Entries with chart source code
※ ※ ※

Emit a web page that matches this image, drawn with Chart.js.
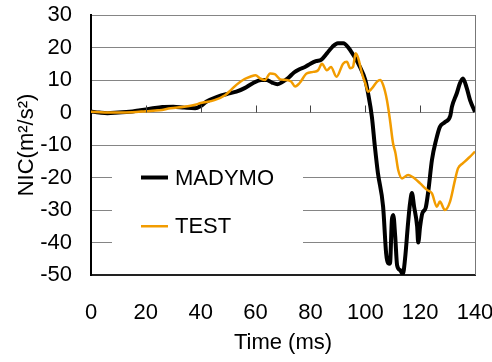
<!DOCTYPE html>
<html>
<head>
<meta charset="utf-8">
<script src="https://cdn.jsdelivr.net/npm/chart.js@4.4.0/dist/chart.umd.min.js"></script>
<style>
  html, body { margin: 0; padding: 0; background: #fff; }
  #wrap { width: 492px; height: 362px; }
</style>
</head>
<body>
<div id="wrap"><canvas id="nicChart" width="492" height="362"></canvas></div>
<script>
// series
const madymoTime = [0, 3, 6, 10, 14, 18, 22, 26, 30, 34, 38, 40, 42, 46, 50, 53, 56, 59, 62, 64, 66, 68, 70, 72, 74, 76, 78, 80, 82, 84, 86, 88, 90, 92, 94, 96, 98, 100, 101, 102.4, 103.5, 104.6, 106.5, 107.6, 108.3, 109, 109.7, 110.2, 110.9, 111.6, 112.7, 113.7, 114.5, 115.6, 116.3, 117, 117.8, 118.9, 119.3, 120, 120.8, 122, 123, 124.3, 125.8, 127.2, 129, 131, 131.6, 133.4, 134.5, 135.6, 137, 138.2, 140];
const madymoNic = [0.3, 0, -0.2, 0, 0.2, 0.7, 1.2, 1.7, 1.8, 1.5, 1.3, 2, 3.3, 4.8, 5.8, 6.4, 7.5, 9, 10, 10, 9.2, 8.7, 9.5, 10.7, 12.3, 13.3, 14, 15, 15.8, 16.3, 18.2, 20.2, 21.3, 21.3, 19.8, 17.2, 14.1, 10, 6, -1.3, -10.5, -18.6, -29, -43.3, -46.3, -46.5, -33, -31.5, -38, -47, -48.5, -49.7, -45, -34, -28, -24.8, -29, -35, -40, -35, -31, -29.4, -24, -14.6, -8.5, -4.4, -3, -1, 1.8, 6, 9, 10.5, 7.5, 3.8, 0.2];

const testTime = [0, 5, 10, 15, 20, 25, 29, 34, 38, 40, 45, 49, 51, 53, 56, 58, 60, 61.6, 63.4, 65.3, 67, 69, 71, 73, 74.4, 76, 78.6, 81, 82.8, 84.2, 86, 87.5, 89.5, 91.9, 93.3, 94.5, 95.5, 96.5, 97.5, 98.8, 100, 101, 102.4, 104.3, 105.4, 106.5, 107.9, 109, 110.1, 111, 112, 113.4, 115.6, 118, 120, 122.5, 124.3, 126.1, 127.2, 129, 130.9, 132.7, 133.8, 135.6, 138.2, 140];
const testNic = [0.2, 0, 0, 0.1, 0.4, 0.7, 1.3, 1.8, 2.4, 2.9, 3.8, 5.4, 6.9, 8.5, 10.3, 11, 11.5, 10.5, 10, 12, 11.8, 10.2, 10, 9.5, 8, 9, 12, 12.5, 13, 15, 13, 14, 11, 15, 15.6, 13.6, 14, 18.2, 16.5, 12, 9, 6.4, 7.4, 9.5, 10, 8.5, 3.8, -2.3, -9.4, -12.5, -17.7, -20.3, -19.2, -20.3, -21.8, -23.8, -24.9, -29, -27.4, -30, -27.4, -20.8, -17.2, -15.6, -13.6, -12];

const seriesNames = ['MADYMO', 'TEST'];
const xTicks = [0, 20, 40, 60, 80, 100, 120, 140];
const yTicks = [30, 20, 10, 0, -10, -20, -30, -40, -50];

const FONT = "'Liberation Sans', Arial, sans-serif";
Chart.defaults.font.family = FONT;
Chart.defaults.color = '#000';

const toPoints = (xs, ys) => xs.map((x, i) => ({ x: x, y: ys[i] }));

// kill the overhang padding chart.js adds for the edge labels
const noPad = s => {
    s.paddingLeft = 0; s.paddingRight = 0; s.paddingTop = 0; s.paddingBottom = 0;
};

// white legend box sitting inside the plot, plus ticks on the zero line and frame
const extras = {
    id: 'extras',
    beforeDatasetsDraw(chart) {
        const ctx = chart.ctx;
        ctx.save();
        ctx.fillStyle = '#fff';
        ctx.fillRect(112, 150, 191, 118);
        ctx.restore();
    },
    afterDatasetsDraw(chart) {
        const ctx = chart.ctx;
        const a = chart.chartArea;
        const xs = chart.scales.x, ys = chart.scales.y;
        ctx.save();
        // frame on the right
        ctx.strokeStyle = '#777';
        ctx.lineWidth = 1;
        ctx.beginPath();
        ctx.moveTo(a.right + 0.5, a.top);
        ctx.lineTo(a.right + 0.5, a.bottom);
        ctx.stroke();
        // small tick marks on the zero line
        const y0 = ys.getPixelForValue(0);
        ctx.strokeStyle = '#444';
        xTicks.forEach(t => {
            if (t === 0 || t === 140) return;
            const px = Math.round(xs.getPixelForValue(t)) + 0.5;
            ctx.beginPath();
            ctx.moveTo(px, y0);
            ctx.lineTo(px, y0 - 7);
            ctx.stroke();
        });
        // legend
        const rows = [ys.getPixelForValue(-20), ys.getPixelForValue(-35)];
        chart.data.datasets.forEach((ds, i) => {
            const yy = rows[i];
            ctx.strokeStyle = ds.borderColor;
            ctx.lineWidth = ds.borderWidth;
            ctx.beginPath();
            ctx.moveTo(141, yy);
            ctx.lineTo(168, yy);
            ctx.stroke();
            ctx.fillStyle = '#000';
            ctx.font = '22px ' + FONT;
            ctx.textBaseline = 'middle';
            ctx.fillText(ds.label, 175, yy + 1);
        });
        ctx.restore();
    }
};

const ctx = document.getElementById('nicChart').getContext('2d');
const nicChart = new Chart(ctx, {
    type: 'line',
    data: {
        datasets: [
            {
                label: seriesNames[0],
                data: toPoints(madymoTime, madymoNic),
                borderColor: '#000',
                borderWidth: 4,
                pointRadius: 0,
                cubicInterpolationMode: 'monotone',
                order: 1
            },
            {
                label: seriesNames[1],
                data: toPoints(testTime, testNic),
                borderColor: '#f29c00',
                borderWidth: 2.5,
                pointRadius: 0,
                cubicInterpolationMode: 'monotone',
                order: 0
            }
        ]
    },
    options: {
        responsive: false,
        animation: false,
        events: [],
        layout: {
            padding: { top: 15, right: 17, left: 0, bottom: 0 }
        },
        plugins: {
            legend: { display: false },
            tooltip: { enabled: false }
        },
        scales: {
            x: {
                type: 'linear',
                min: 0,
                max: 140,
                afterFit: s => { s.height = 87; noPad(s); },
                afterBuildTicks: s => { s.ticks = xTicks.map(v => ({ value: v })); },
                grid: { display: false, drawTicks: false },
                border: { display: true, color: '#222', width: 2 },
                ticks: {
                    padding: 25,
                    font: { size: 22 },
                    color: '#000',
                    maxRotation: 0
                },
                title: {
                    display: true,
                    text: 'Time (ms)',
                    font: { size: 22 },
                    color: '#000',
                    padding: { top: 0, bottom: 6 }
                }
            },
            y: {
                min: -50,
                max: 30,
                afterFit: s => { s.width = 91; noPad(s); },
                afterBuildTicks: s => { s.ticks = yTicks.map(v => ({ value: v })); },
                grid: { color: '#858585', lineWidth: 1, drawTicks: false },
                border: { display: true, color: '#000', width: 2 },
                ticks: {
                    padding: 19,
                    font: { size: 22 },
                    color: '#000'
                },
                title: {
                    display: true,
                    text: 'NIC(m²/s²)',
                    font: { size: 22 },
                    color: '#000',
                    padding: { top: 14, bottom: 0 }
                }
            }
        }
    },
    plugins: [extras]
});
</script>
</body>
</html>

※ ※ ※

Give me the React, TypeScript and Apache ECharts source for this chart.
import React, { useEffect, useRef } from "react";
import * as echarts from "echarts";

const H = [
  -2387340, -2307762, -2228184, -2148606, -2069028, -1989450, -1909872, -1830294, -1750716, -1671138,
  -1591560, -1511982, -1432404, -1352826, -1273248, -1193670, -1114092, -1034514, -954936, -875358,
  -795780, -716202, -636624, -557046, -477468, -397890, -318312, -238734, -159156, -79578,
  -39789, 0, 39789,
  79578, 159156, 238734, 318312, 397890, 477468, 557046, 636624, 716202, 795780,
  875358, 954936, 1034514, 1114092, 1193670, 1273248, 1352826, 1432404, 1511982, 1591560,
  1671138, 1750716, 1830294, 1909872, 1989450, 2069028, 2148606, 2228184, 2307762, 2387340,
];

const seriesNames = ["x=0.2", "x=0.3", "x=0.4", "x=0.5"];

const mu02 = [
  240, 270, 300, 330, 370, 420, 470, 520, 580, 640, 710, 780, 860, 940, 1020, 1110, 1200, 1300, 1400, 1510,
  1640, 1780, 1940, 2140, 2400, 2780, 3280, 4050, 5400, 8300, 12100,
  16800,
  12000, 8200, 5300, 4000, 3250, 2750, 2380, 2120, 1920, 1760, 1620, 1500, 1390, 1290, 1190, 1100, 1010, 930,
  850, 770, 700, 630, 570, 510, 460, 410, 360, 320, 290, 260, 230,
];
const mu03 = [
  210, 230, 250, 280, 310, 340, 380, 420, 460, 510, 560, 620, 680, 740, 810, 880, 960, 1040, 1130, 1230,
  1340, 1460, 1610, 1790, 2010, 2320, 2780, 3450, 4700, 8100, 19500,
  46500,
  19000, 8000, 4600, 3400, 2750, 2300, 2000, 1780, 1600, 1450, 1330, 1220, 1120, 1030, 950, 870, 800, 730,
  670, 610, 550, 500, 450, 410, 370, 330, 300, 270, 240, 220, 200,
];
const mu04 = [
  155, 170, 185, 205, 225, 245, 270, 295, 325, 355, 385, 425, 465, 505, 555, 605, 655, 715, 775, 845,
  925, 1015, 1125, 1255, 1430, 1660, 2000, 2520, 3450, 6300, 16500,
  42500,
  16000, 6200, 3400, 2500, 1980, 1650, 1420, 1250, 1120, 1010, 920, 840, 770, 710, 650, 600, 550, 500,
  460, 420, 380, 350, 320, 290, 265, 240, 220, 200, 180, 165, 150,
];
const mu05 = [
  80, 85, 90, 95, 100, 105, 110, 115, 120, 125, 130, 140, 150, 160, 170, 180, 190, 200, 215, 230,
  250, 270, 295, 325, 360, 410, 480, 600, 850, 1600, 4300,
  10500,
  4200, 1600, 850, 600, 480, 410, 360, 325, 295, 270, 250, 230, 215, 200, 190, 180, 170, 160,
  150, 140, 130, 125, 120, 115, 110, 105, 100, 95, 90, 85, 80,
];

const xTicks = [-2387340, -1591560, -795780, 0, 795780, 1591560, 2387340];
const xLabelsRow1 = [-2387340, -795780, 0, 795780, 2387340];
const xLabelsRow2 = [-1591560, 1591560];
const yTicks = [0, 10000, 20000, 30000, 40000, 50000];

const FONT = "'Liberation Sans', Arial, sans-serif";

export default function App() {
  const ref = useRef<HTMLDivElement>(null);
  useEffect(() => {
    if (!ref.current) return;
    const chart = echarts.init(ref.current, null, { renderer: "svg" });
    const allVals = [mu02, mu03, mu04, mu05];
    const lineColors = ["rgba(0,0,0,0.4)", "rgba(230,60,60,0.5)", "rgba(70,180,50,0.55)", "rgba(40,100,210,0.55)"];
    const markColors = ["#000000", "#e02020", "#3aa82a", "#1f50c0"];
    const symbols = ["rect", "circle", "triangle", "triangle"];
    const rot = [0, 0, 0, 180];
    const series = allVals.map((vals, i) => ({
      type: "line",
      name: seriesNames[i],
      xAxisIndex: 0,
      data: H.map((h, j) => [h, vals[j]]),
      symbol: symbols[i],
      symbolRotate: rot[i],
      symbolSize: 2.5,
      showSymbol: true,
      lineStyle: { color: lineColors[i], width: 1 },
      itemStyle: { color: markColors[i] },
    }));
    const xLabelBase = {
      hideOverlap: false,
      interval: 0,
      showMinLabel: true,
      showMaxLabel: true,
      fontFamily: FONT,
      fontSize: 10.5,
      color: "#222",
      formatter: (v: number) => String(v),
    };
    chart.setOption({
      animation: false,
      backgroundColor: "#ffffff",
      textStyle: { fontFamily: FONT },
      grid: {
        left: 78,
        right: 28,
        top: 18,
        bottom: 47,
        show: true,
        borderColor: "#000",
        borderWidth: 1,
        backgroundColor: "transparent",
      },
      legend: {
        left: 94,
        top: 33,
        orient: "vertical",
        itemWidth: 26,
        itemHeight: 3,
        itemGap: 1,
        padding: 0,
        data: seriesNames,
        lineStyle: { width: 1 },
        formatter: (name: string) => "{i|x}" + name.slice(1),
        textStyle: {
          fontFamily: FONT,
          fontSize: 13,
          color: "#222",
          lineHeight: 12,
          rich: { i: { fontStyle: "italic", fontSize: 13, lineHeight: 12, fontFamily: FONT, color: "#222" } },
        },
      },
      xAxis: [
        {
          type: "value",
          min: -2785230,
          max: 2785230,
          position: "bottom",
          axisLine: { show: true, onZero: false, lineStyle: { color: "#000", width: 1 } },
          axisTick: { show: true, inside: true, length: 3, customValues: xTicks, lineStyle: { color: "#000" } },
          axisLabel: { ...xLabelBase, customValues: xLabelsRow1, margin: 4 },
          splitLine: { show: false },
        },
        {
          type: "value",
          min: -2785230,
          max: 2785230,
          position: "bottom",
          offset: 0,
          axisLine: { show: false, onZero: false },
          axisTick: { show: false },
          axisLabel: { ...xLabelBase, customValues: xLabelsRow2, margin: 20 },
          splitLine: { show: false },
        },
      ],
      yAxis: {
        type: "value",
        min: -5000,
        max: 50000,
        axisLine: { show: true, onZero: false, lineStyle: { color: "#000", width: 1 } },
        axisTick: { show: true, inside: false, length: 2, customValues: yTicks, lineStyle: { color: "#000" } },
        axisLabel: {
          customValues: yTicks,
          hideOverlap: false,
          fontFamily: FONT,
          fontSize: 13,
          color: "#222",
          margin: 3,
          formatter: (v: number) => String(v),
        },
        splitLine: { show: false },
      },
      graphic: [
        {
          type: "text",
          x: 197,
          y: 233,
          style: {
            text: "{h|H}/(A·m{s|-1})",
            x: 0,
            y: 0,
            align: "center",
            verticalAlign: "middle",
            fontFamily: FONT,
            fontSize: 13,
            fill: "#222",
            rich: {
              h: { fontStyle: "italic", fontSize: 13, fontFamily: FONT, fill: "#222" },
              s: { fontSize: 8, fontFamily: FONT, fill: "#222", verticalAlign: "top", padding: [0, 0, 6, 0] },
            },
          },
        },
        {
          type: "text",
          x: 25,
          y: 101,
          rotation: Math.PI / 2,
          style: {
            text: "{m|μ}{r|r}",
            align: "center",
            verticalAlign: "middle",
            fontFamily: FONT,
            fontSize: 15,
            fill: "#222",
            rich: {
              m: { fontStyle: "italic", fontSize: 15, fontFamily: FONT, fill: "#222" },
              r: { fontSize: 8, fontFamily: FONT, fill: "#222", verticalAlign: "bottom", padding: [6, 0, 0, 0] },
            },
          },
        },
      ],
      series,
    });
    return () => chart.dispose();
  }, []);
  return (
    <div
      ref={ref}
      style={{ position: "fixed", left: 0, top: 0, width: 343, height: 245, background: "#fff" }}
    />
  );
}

※ ※ ※

From the records above, extract the lines from the one holding "Emit a web page" through the one holding "-15.6, -13.6, -12];", word for word; omit the pictures.

Emit a web page that matches this image, drawn with Chart.js.
<!DOCTYPE html>
<html>
<head>
<meta charset="utf-8">
<script src="https://cdn.jsdelivr.net/npm/chart.js@4.4.0/dist/chart.umd.min.js"></script>
<style>
  html, body { margin: 0; padding: 0; background: #fff; }
  #wrap { width: 492px; height: 362px; }
</style>
</head>
<body>
<div id="wrap"><canvas id="nicChart" width="492" height="362"></canvas></div>
<script>
// series
const madymoTime = [0, 3, 6, 10, 14, 18, 22, 26, 30, 34, 38, 40, 42, 46, 50, 53, 56, 59, 62, 64, 66, 68, 70, 72, 74, 76, 78, 80, 82, 84, 86, 88, 90, 92, 94, 96, 98, 100, 101, 102.4, 103.5, 104.6, 106.5, 107.6, 108.3, 109, 109.7, 110.2, 110.9, 111.6, 112.7, 113.7, 114.5, 115.6, 116.3, 117, 117.8, 118.9, 119.3, 120, 120.8, 122, 123, 124.3, 125.8, 127.2, 129, 131, 131.6, 133.4, 134.5, 135.6, 137, 138.2, 140];
const madymoNic = [0.3, 0, -0.2, 0, 0.2, 0.7, 1.2, 1.7, 1.8, 1.5, 1.3, 2, 3.3, 4.8, 5.8, 6.4, 7.5, 9, 10, 10, 9.2, 8.7, 9.5, 10.7, 12.3, 13.3, 14, 15, 15.8, 16.3, 18.2, 20.2, 21.3, 21.3, 19.8, 17.2, 14.1, 10, 6, -1.3, -10.5, -18.6, -29, -43.3, -46.3, -46.5, -33, -31.5, -38, -47, -48.5, -49.7, -45, -34, -28, -24.8, -29, -35, -40, -35, -31, -29.4, -24, -14.6, -8.5, -4.4, -3, -1, 1.8, 6, 9, 10.5, 7.5, 3.8, 0.2];

const testTime = [0, 5, 10, 15, 20, 25, 29, 34, 38, 40, 45, 49, 51, 53, 56, 58, 60, 61.6, 63.4, 65.3, 67, 69, 71, 73, 74.4, 76, 78.6, 81, 82.8, 84.2, 86, 87.5, 89.5, 91.9, 93.3, 94.5, 95.5, 96.5, 97.5, 98.8, 100, 101, 102.4, 104.3, 105.4, 106.5, 107.9, 109, 110.1, 111, 112, 113.4, 115.6, 118, 120, 122.5, 124.3, 126.1, 127.2, 129, 130.9, 132.7, 133.8, 135.6, 138.2, 140];
const testNic = [0.2, 0, 0, 0.1, 0.4, 0.7, 1.3, 1.8, 2.4, 2.9, 3.8, 5.4, 6.9, 8.5, 10.3, 11, 11.5, 10.5, 10, 12, 11.8, 10.2, 10, 9.5, 8, 9, 12, 12.5, 13, 15, 13, 14, 11, 15, 15.6, 13.6, 14, 18.2, 16.5, 12, 9, 6.4, 7.4, 9.5, 10, 8.5, 3.8, -2.3, -9.4, -12.5, -17.7, -20.3, -19.2, -20.3, -21.8, -23.8, -24.9, -29, -27.4, -30, -27.4, -20.8, -17.2, -15.6, -13.6, -12];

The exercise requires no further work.